The bank’s Q4 profit of of S$1.52 billion beat analysts’ consensus forecast S$1.48 billion
SINGAPORE equities closed higher on Wednesday (Feb 19), as investors digested company earnings reports and the country’s Budget 2025 announcements.
On the Singapore Exchange, decliners beat advancers 269 to 254, as 1.4 billion securities worth S$1.5 billion changed hands.
The Straits Times Index (STI) rose 8.48 points or 0.2 per cent to 3,934.04, below the record 3,943.23 that the index hit earlier in the day.
The benchmark index was led by maritime player Yangzijiang Shipbuilding, which gained 2.2 per cent or S$0.07 to S$3.20. It was dragged by agribusiness Wilmar International, which fell 2.5 per cent or S$0.08 to S$3.18.
Local bank UOB fell 0.2 per cent or S$0.07 to S$38.58, after it posted a net profit of S$1.52 billion for the quarter ended December 2024, beating a S$1.48 billion consensus forecast in a six-analyst Bloomberg poll.
The lender also announced a S$3 billion capital distribution package to distribute surplus capital over the next three years, comprising special dividends and share buybacks.
Following the results announcement, OCBC Investment Research raised its fair value estimate for UOB to S$41.50, as it revised earnings estimates for FY2025 and FY2026 to take into account fewer interest-rate cuts and better fee income.
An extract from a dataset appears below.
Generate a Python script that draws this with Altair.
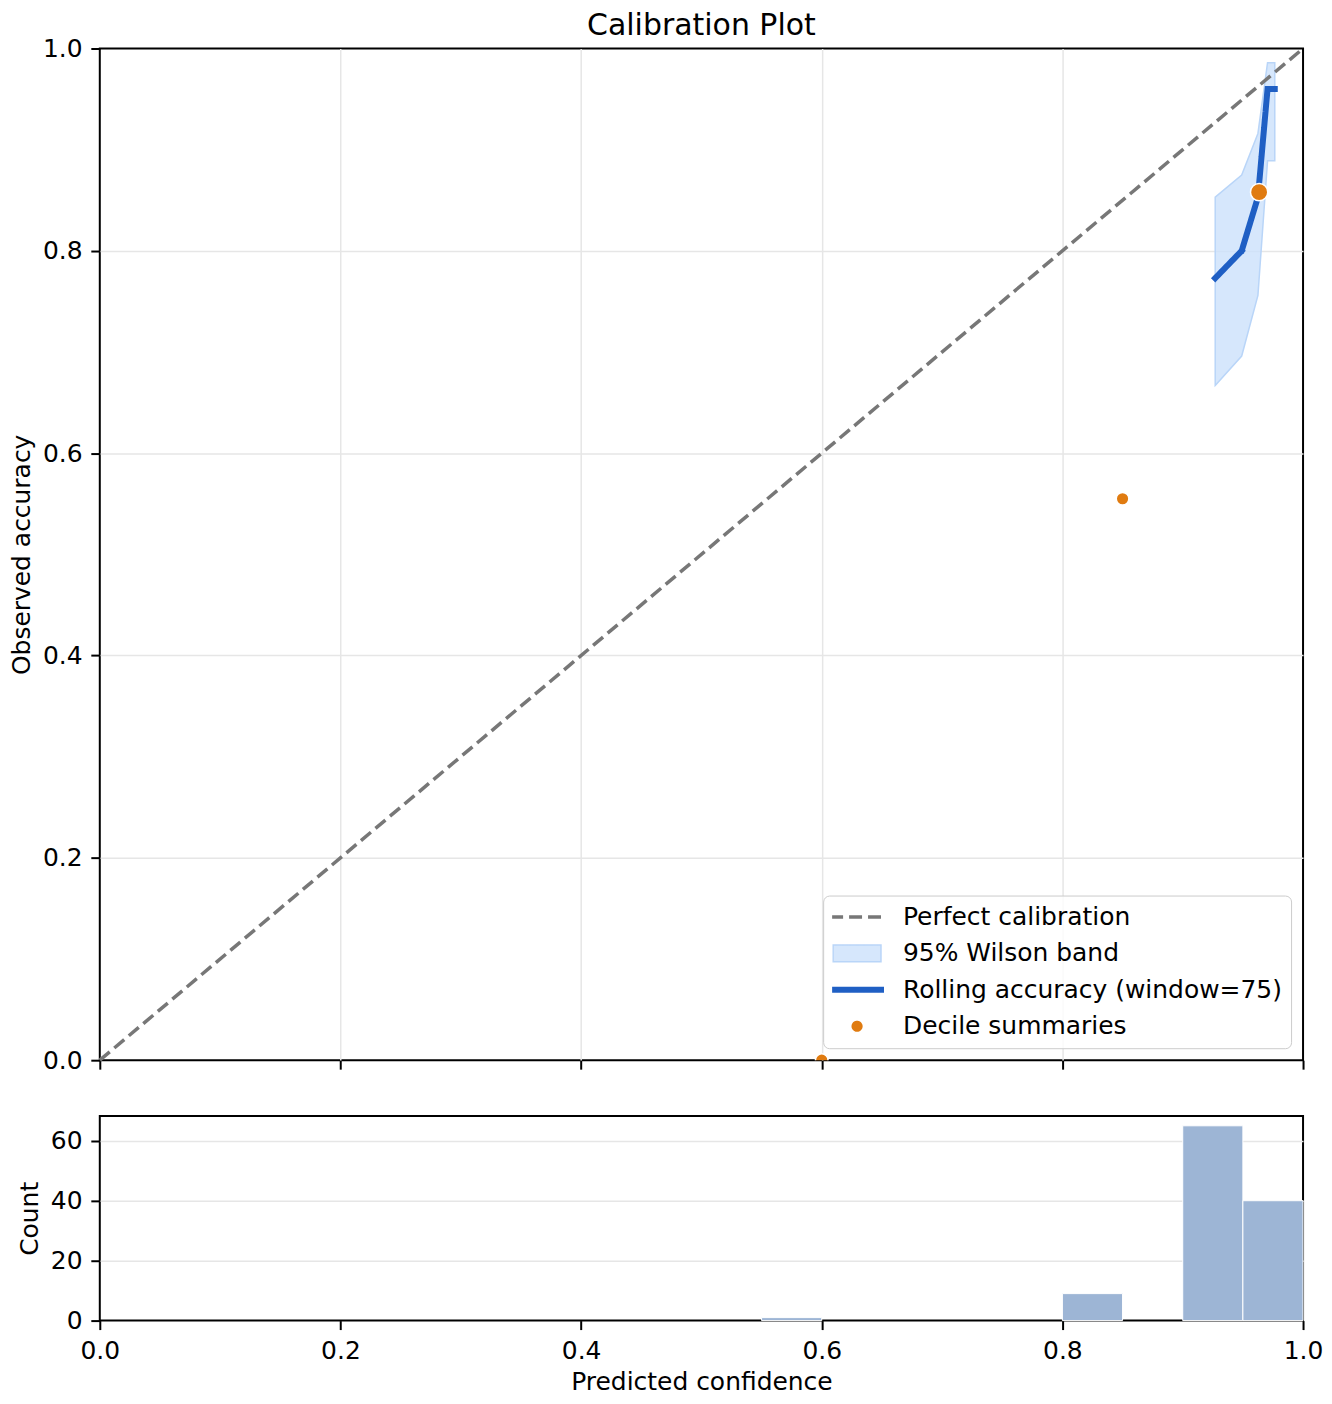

The two other local banks were in the black. DBS increased 0.5 per cent or S$0.24 to S$46.04, while OCBC ascended 0.5 per cent or S$0.09 to S$17.85.
Elsewhere, regional indices ended the day mixed. Hong Kong’s Hang Seng Index slid 0.1 per cent, Japan’s Nikkei 225 rose 0.3 per cent and South Korea’s Kospi Composite Index gained 1.7 per cent. The Bursa Malaysia Kuala Lumpur Composite Index declined 0.3 per cent.